During his trial Tuesday, three young women testified that they were with Trail and co-defendant Bailey Boswell in the months before Loofe disappeared.

The judge has ordered the media not to identify the three women.

One woman told the jury she was with Trail and Boswell two days after Loofe was last seen, and that she spent almost a week with them traveling to hotels in Grand Island, Kearney, and Iowa.

She says on November 18, 2017, a Saturday, she's missing memories for large chunks of the day and woke up with scratches on her legs she couldn't explain. When she later learned about Sydney Loofe’s disappearance and discovery of her dismembered body, she worried for over a year that she had repressed a memory of helping Boswell and Trail dispose of it.

That would fit with the defense’s narrative that another woman was in the car with Trail and Boswell when they dumped trash bags with Loofe’s body parts in a rural part of Clay County.

But the witness says after speaking with prosecutors last week, she no longer believes she was there. Prosecutors say the evidence suggests Loofe’s body was dumped a few days before that - cell phone records show Boswell's phone in the area where Loofe's body was found on November 16.

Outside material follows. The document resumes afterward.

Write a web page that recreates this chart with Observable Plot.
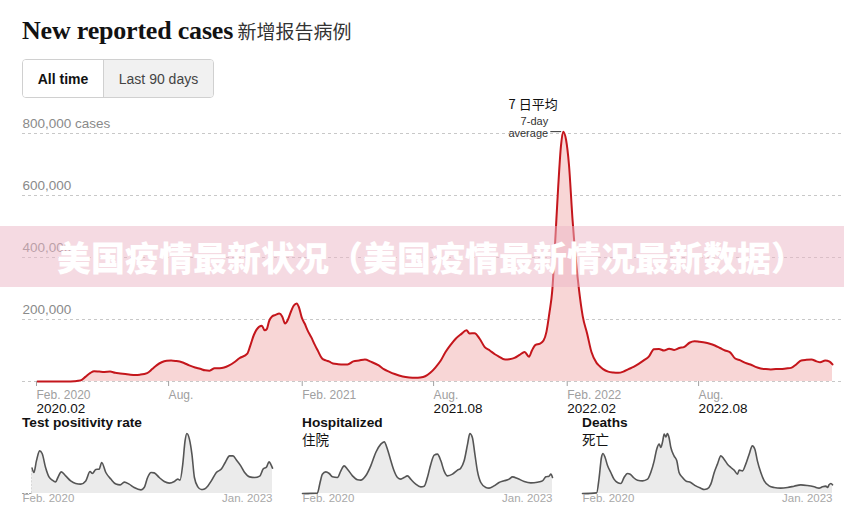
<!DOCTYPE html>
<html><head><meta charset="utf-8">
<script src="https://cdn.jsdelivr.net/npm/d3@7"></script>
<script src="https://cdn.jsdelivr.net/npm/@observablehq/plot@0.6"></script>
<style>
body{margin:0;background:#fff;font-family:"Liberation Sans",Arial,sans-serif;}
#wrap{position:relative;width:844px;height:515px;overflow:hidden;background:#fff;}
.abs{position:absolute;}
#title{left:22px;top:13px;white-space:nowrap;line-height:36px;}
#title .en{font-family:"Liberation Serif","Times New Roman",serif;font-weight:bold;font-size:26px;color:#121212;letter-spacing:-0.2px;}
#title .zh{font-family:"Noto Sans CJK SC",sans-serif;font-size:19px;color:#333;}
#btns{left:22px;top:59px;width:190px;height:37px;border:1px solid #d0d0d0;border-radius:4px;display:flex;overflow:hidden;}
#btns div{display:flex;align-items:center;justify-content:center;font-size:14px;}
#btns .b1{width:80px;font-weight:bold;color:#121212;background:#fff;}
#btns .b2{flex:1;color:#444;background:#f1f1f1;border-left:1px solid #d0d0d0;}
.pt{font-weight:bold;font-size:13.7px;color:#121212;line-height:16px;}
.pz{font-family:"Noto Sans CJK SC",sans-serif;font-size:13.5px;color:#121212;line-height:16px;}
#banner{left:0;top:226px;width:826px;padding-left:18px;height:61px;background:rgba(236,182,198,0.5);color:#fff;font-family:"Noto Sans CJK SC",sans-serif;font-weight:900;font-size:34px;line-height:61px;text-align:center;white-space:nowrap;}
svg{overflow:visible;}
</style></head><body>
<div id="wrap">
  <div id="title" class="abs"><span class="en">New reported cases</span> <span class="zh">新增报告病例</span></div>
  <div id="btns" class="abs"><div class="b1">All time</div><div class="b2">Last 90 days</div></div>
  <div id="main" class="abs" style="left:0;top:100px"></div>
  <div class="abs pt" style="left:22px;top:415px">Test positivity rate</div>
  <div class="abs pt" style="left:302px;top:415px">Hospitalized</div>
  <div class="abs pz" style="left:302px;top:431px">住院</div>
  <div class="abs pt" style="left:582px;top:415px">Deaths</div>
  <div class="abs pz" style="left:582px;top:431px">死亡</div>
  <div id="p1" class="abs" style="left:22px;top:425px"></div>
  <div id="p2" class="abs" style="left:302px;top:425px"></div>
  <div id="p3" class="abs" style="left:582px;top:425px"></div>
  <div id="banner" class="abs">美国疫情最新状况（美国疫情最新情况最新数据）</div>
</div>
<script>
// ---------- data ----------
// 7-day average of new reported cases (thousands)
const caseDates = ["2020-01-21","2020-03-01","2020-03-12","2020-03-20","2020-03-27","2020-04-03","2020-04-08","2020-04-15","2020-04-22","2020-04-30","2020-05-07","2020-05-14","2020-05-21","2020-05-28","2020-06-04","2020-06-10","2020-06-20","2020-06-27","2020-07-03","2020-07-10","2020-07-17","2020-07-23","2020-07-30","2020-08-07","2020-08-15","2020-08-25","2020-09-01","2020-09-08","2020-09-14","2020-09-21","2020-09-28","2020-10-04","2020-10-11","2020-10-18","2020-10-25","2020-11-05","2020-11-09","2020-11-14","2020-11-18","2020-11-25","2020-11-29","2020-12-02","2020-12-05","2020-12-09","2020-12-14","2020-12-19","2020-12-23","2020-12-27","2020-12-31","2021-01-04","2021-01-08","2021-01-12","2021-01-15","2021-01-19","2021-01-23","2021-01-27","2021-02-01","2021-02-06","2021-02-10","2021-02-16","2021-02-21","2021-02-26","2021-03-03","2021-03-10","2021-03-17","2021-03-23","2021-03-31","2021-04-08","2021-04-16","2021-04-24","2021-05-05","2021-05-12","2021-05-19","2021-05-27","2021-06-07","2021-06-16","2021-06-25","2021-07-01","2021-07-08","2021-07-15","2021-07-22","2021-07-29","2021-08-05","2021-08-12","2021-08-19","2021-08-26","2021-09-03","2021-09-07","2021-09-14","2021-09-21","2021-09-28","2021-10-05","2021-10-12","2021-10-17","2021-10-26","2021-11-01","2021-11-08","2021-11-15","2021-11-22","2021-11-28","2021-12-02","2021-12-07","2021-12-13","2021-12-18","2021-12-22","2021-12-26","2021-12-30","2022-01-03","2022-01-07","2022-01-11","2022-01-14","2022-01-18","2022-01-22","2022-01-27","2022-02-01","2022-02-05","2022-02-10","2022-02-16","2022-02-22","2022-03-01","2022-03-05","2022-03-10","2022-03-17","2022-03-24","2022-03-31","2022-04-07","2022-04-14","2022-04-21","2022-04-28","2022-05-05","2022-05-12","2022-05-19","2022-05-26","2022-06-02","2022-06-09","2022-06-16","2022-06-23","2022-06-30","2022-07-07","2022-07-14","2022-07-21","2022-07-28","2022-08-04","2022-08-11","2022-08-18","2022-08-25","2022-09-01","2022-09-08","2022-09-15","2022-09-22","2022-09-29","2022-10-06","2022-10-13","2022-10-20","2022-10-27","2022-11-03","2022-11-10","2022-11-17","2022-11-24","2022-12-01","2022-12-08","2022-12-15","2022-12-22","2022-12-29","2023-01-03","2023-01-10","2023-01-16","2023-01-20"];
const caseValues = [0,0.2,1,3,15,28,33,32,31,32,28,26,24,22,21,22,27,40,52,62,67,68,66,62,54,45,41,36,35,43,43,45,52,62,75,90,115,150,168,180,165,170,195,210,215,219,210,187,200,225,245,252,240,206,187,165,143,118,100,74,68,64,58,56,55,55,65,68,71,64,52,40,32,24,16,13,12,13,17,28,45,66,95,118,138,152,165,155,156,138,111,100,88,81,71,72,76,86,95,80,100,118,122,132,160,220,293,450,620,760,806,780,700,520,380,293,210,155,95,60,50,40,32,29,28,32,40,47,57,68,80,104,105,100,106,102,108,112,125,130,128,126,122,116,108,100,94,74,68,60,55,47,42,40,39,40,40,42,44,55,68,70,71,65,62,68,64,55];

const yTicks = [200, 400, 600, 800];
const yTickLabels = ["200,000", "400,000", "600,000", "800,000 cases"];
const xTickDates = ["2020-02-01","2020-08-01","2021-02-01","2021-08-01","2022-02-01","2022-08-01"];
const xTickLabels = ["Feb. 2020","Aug.","Feb. 2021","Aug.","Feb. 2022","Aug."];
const cnTickDates = ["2020-02-01","2021-08-01","2022-02-01","2022-08-01"];
const cnTickLabels = ["2020.02","2021.08","2022.02","2022.08"];
const peakDate = "2022-01-14", peakValue = 806;

// Test positivity rate (%)
const posDates = ["2020-03-03","2020-03-11","2020-03-22","2020-04-05","2020-04-16","2020-05-01","2020-05-16","2020-05-30","2020-06-14","2020-06-24","2020-07-09","2020-07-28","2020-08-19","2020-09-10","2020-10-02","2020-10-24","2020-11-12","2020-11-22","2020-12-07","2020-12-22","2021-01-02","2021-01-20","2021-02-11","2021-03-05","2021-03-24","2021-04-11","2021-05-02","2021-05-24","2021-06-23","2021-07-07","2021-07-22","2021-08-06","2021-08-20","2021-09-11","2021-10-03","2021-10-25","2021-11-16","2021-12-01","2021-12-11","2021-12-23","2022-01-02","2022-01-10","2022-01-21","2022-02-01","2022-02-12","2022-02-27","2022-03-14","2022-03-28","2022-04-12","2022-04-27","2022-05-19","2022-06-10","2022-06-27","2022-07-16","2022-07-31","2022-08-15","2022-09-03","2022-09-20","2022-10-12","2022-11-03","2022-11-25","2022-12-10","2022-12-25","2023-01-05","2023-01-12","2023-01-20"];
const posValues = [12.7,10.5,16.3,21.3,20,13,8.3,6.7,5.8,8,10.8,8.8,6.3,5,4.7,6.3,11,10,12,12.2,15.5,10.5,7.2,4.7,4.3,5.7,4.7,3,1.8,3,8,10.5,10.3,8,6,5.2,6,7.2,6.7,14.7,26.3,30,27.2,19.7,8,3.3,2,2.3,3.8,6.3,10.5,12.2,15.5,18.8,18.8,16.7,13.8,10.5,8.3,8,8.7,12.2,13.3,15.8,14.7,12.7];
const posGapDates = ["2020-01-21","2020-03-03","2020-03-03"];
const posGapValues = [0,0,12.7];

// Hospitalized (thousands)
const hospDates = ["2020-01-21","2020-03-26","2020-04-07","2020-04-17","2020-05-02","2020-05-17","2020-05-31","2020-06-22","2020-07-07","2020-07-21","2020-08-05","2020-08-27","2020-09-18","2020-10-02","2020-10-24","2020-11-15","2020-12-07","2020-12-29","2021-01-13","2021-01-27","2021-02-11","2021-02-25","2021-03-12","2021-03-27","2021-04-10","2021-04-25","2021-05-09","2021-05-31","2021-06-22","2021-07-07","2021-07-21","2021-08-05","2021-08-20","2021-09-03","2021-09-18","2021-10-02","2021-10-17","2021-11-08","2021-11-30","2021-12-14","2021-12-29","2022-01-13","2022-01-23","2022-02-03","2022-02-14","2022-02-25","2022-03-12","2022-04-03","2022-04-17","2022-05-09","2022-05-31","2022-06-22","2022-07-14","2022-07-29","2022-08-20","2022-09-18","2022-10-17","2022-11-15","2022-12-07","2022-12-22","2023-01-05","2023-01-13","2023-01-20"];
const hospValues = [0,1,33,58,65,60,50,48,68,83,73,53,41,40,53,83,123,148,155,133,98,68,48,43,48,53,43,28,20,22,48,88,115,118,98,68,53,58,70,76,98,148,180,168,118,68,33,18,16,23,33,38,43,50,45,36,32,34,38,50,52,58,48];

// Deaths (daily, 7-day average)
const deathDates = ["2020-01-21","2020-03-23","2020-04-03","2020-04-13","2020-04-20","2020-04-29","2020-05-10","2020-05-24","2020-06-07","2020-06-22","2020-07-07","2020-07-21","2020-08-05","2020-08-17","2020-08-31","2020-09-18","2020-10-10","2020-11-01","2020-11-15","2020-11-30","2020-12-11","2020-12-22","2020-12-29","2021-01-05","2021-01-13","2021-01-20","2021-01-27","2021-02-03","2021-02-11","2021-02-25","2021-03-09","2021-03-19","2021-04-03","2021-04-17","2021-05-09","2021-05-31","2021-06-22","2021-07-07","2021-07-21","2021-08-05","2021-08-20","2021-09-03","2021-09-18","2021-10-02","2021-10-17","2021-11-01","2021-11-15","2021-11-30","2021-12-07","2021-12-22","2022-01-05","2022-01-20","2022-02-03","2022-02-14","2022-02-25","2022-03-12","2022-03-27","2022-04-17","2022-05-09","2022-06-07","2022-07-07","2022-08-05","2022-09-03","2022-10-02","2022-11-01","2022-11-22","2022-12-07","2022-12-22","2022-12-29","2023-01-05","2023-01-13","2023-01-20"];
const deathValues = [0,2,48,108,120,108,83,63,43,33,30,48,60,58,48,40,38,43,63,98,133,148,138,153,178,170,180,168,138,113,98,63,48,38,33,23,16,12,14,28,63,88,113,103,88,78,70,58,70,68,88,118,143,133,98,63,38,23,18,16,18,22,26,24,20,16,20,22,18,26,30,26];

// ---------- helpers ----------
const parse = d3.utcParse("%Y-%m-%d");
const zip = (ds, vs) => ds.map((d, i) => ({date: parse(d), value: vs[i]}));
const FONT = '"Liberation Sans", Arial, sans-serif';
const startDate = parse("2020-01-21"), endDate = parse("2023-01-20");

// ---------- main chart ----------
const cases = zip(caseDates, caseValues);
const labelByTime = new Map(xTickDates.map((d, i) => [+parse(d), xTickLabels[i]]));
const peak = [{date: parse(peakDate), value: peakValue}];

const main = Plot.plot({
  width: 844, height: 320,
  marginLeft: 22, marginRight: 0, marginTop: 33, marginBottom: 39,
  x: {type: "utc", domain: [startDate, endDate], range: [37, 832]},
  y: {domain: [0, 800], range: [281, 33], axis: null},
  style: {fontFamily: FONT, background: "transparent", overflow: "visible"},
  marks: [
    Plot.ruleY([0, ...yTicks], {stroke: "#c8c8c8", strokeDasharray: "3,3", strokeWidth: 1}),
    Plot.text(yTicks, {y: d => d, text: (d, i) => yTickLabels[i], frameAnchor: "left", textAnchor: "start", dy: -10, fill: "#8a8a8a", fontSize: 13.5}),
    Plot.areaY(cases, {x: "date", y: "value", fill: "#f8d6d6", curve: "monotone-x"}),
    Plot.lineY(cases, {x: "date", y: "value", stroke: "#c4161c", strokeWidth: 2, curve: "monotone-x"}),
    Plot.axisX({ticks: xTickDates.map(parse), tickFormat: d => labelByTime.get(+d), tickSize: 5, tickPadding: 4, textAnchor: "start", dx: -9, fontSize: 12, color: "#a0a0a0"}),
    Plot.text(cnTickDates, {x: d => parse(d), y: () => 0, text: (d, i) => cnTickLabels[i], textAnchor: "start", dx: -9, dy: 27, fill: "#111", fontSize: 13.5}),
    Plot.ruleY(peak, {y: "value", x1: () => parse("2021-12-28"), x2: () => parse("2022-01-12"), stroke: "#333", strokeWidth: 1}),
    Plot.text(peak, {x: "date", y: "value", text: () => "7 日平均", dx: -30, dy: -27, fill: "#111", fontSize: 13, fontFamily: '"Noto Sans CJK SC", sans-serif'}),
    Plot.text(peak, {x: "date", y: "value", text: () => "7-day", textAnchor: "end", dx: -15, dy: -10, fill: "#333", fontSize: 11}),
    Plot.text(peak, {x: "date", y: "value", text: () => "average", textAnchor: "end", dx: -15, dy: 2, fill: "#333", fontSize: 11})
  ]
});
document.getElementById("main").appendChild(main);

// ---------- small multiples ----------
function small(el, data, ymax, gap) {
  const marks = [
    Plot.areaY(data, {x: "date", y: "value", fill: "#ebebeb", curve: "monotone-x"}),
    Plot.lineY(data, {x: "date", y: "value", stroke: "#555", strokeWidth: 1.6, curve: "monotone-x"}),
    Plot.text(["Feb. 2020"], {text: d => d, frameAnchor: "bottom-left", textAnchor: "start", dy: 8, fill: "#a8a8a8", fontSize: 11.5}),
    Plot.text(["Jan. 2023"], {text: d => d, frameAnchor: "bottom-right", textAnchor: "end", dy: 8, fill: "#a8a8a8", fontSize: 11.5})
  ];
  if (gap) marks.unshift(Plot.lineY(gap, {x: "date", y: "value", stroke: "#999", strokeWidth: 1.2, strokeDasharray: "1.5,2"}));
  const p = Plot.plot({
    width: 250, height: 85,
    marginLeft: 0, marginRight: 0, marginTop: 8, marginBottom: 17,
    x: {type: "utc", domain: [startDate, endDate], axis: null},
    y: {domain: [0, ymax], axis: null},
    style: {fontFamily: FONT, background: "transparent", overflow: "visible"},
    marks
  });
  document.getElementById(el).appendChild(p);
}
small("p1", zip(posDates, posValues), 30, zip(posGapDates, posGapValues));
small("p2", zip(hospDates, hospValues), 180);
small("p3", zip(deathDates, deathValues), 180);
</script>
</body></html>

All three women described eerily similar events: meeting Boswell on Tinder and meeting Trail soon after. All three said Trail paid for things like rent, clothes, manicures and more, in addition to a weekly allowance of up to $200.

Two of the women say they helped steal and sell antiques. All say they were punished with whips and choking if they didn’t do what they were told. The violence was usually part of a consensual dominant/submissive relationship, the women say, but they also say Trail and Boswell implied or explicitly threatened to kill them or their families.

The women also told the jury that both Trail and Boswell talked often about torture and killing. One witness says Trail showed her Boswell's "killing bag" with tools. Another said Trail told her to talk about torture during sex to help satisfy Boswell, and said Boswell talked often about fantasizing about dismembering a person.

They talked about Trail's so-called coven of witches - one woman was told she could become a witch if she killed someone and took their last breath. The other two were more skeptical of Trail's claims to be a vampire who could fly.

All three said Trail and Boswell asked them to kill at one point. One woman said they even picked out a target, twice, but didn't follow through either time.

Trail faces the death penalty if convicted of murder. Boswell’s trial is scheduled for September.